Because when you change everything at once, you learn nothing. Adjustment without structure becomes overreaction rather than intention. For an individual, adjustment might look like instead of explaining your idea in detail immediately, you test, starting with the outcome first. Or instead of assuming alignment by others, you test asking,
Does this approach align with what you were expecting? Or instead of defending your reasoning, you test summarizing what you're hearing before responding. So see small shifts, but deliberate ones. And then you observe, did the room engage differently? Did the conversation move faster? Was there less friction? That's performance engineering.
For managers, the variables are different. You're not just adjusting your behavior, you're also adjusting environments. So instead of delegating and assuming clarity, maybe you test, asking team members to define success back to you.

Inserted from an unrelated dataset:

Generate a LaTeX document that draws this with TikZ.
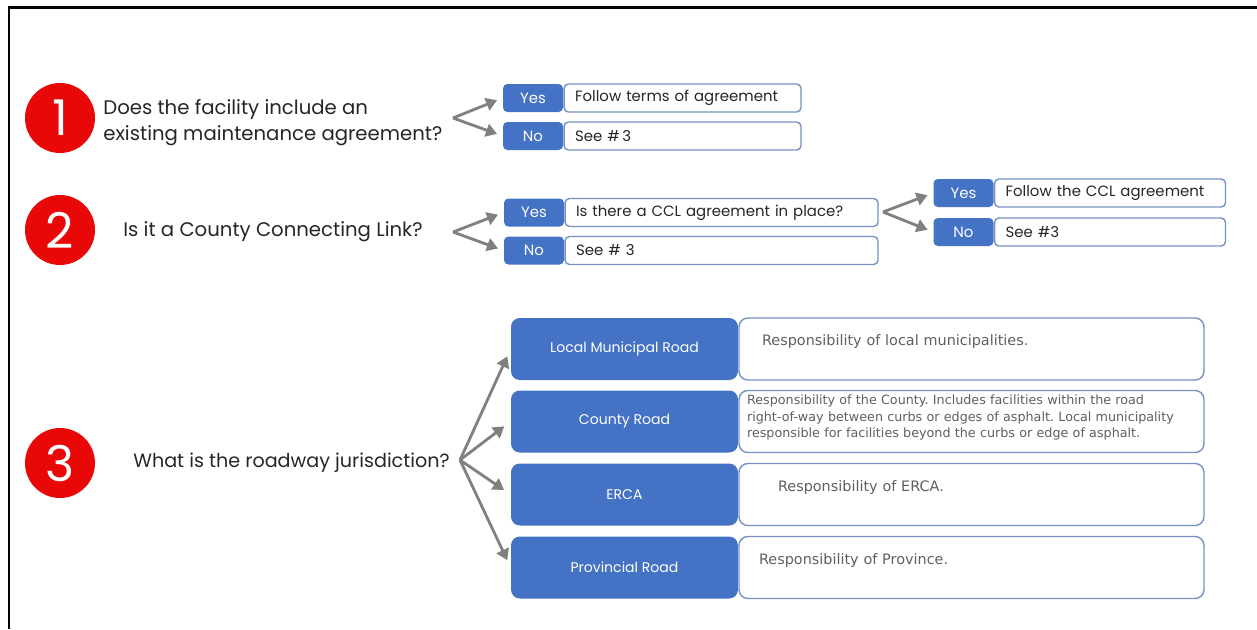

Instead of giving feedback at the end, introducing early calibration points of a project or work effort. Or instead of reinforcing 10 behaviors, you test reinforcing one consistently for say a two week period. Managers adjust systems, individuals adjust behaviors, and both require discipline.
As humans, most professionals reflect emotionally, not structurally. They think, that didn't go well. I need to be better. That's vague. Vague adjustments don't produce change or measurable growth. Or they overcorrect. They swing from too quiet to overly assertive, too detailed to overly brief. Hands off to micromanaging.
That's not refinement. That's oscillation.
The loop breaks when adjustment becomes reactive instead of experimental. Here's the shift. Stop asking, how do I improve? And start asking, what specific variable will I test next? And what signal will tell me if it worked?
This is where intelligence and reflection finally compound. Without adjustment, reflection becomes rumination. With adjustment, reflection becomes acceleration.
After your next key interaction, ask, what outcome was I trying to create? What signal would indicate I moved closer to it? What one variable will I test next time? Then test it consistently for a defined window. Not once, not emotionally, not randomly. Consistency is what produces data, and data is what produces judgment.
Here's the deeper truth. The workplace is not static. The adjustments that worked last year may not work now. As you grow, the nuances increase, which means the loop never ends. Intelligence expands, reflection sharpens, adjustment refines. That's how momentum builds over time.
Adjustment isn't reinvention. Adjustment is variable testing. One deliberate shift, tested it consistently, observed carefully. That's how performance evolves.
Next, we'll talk about where the loop quietly softens and how to recognize it early. Thanks for listening to the Career Edge.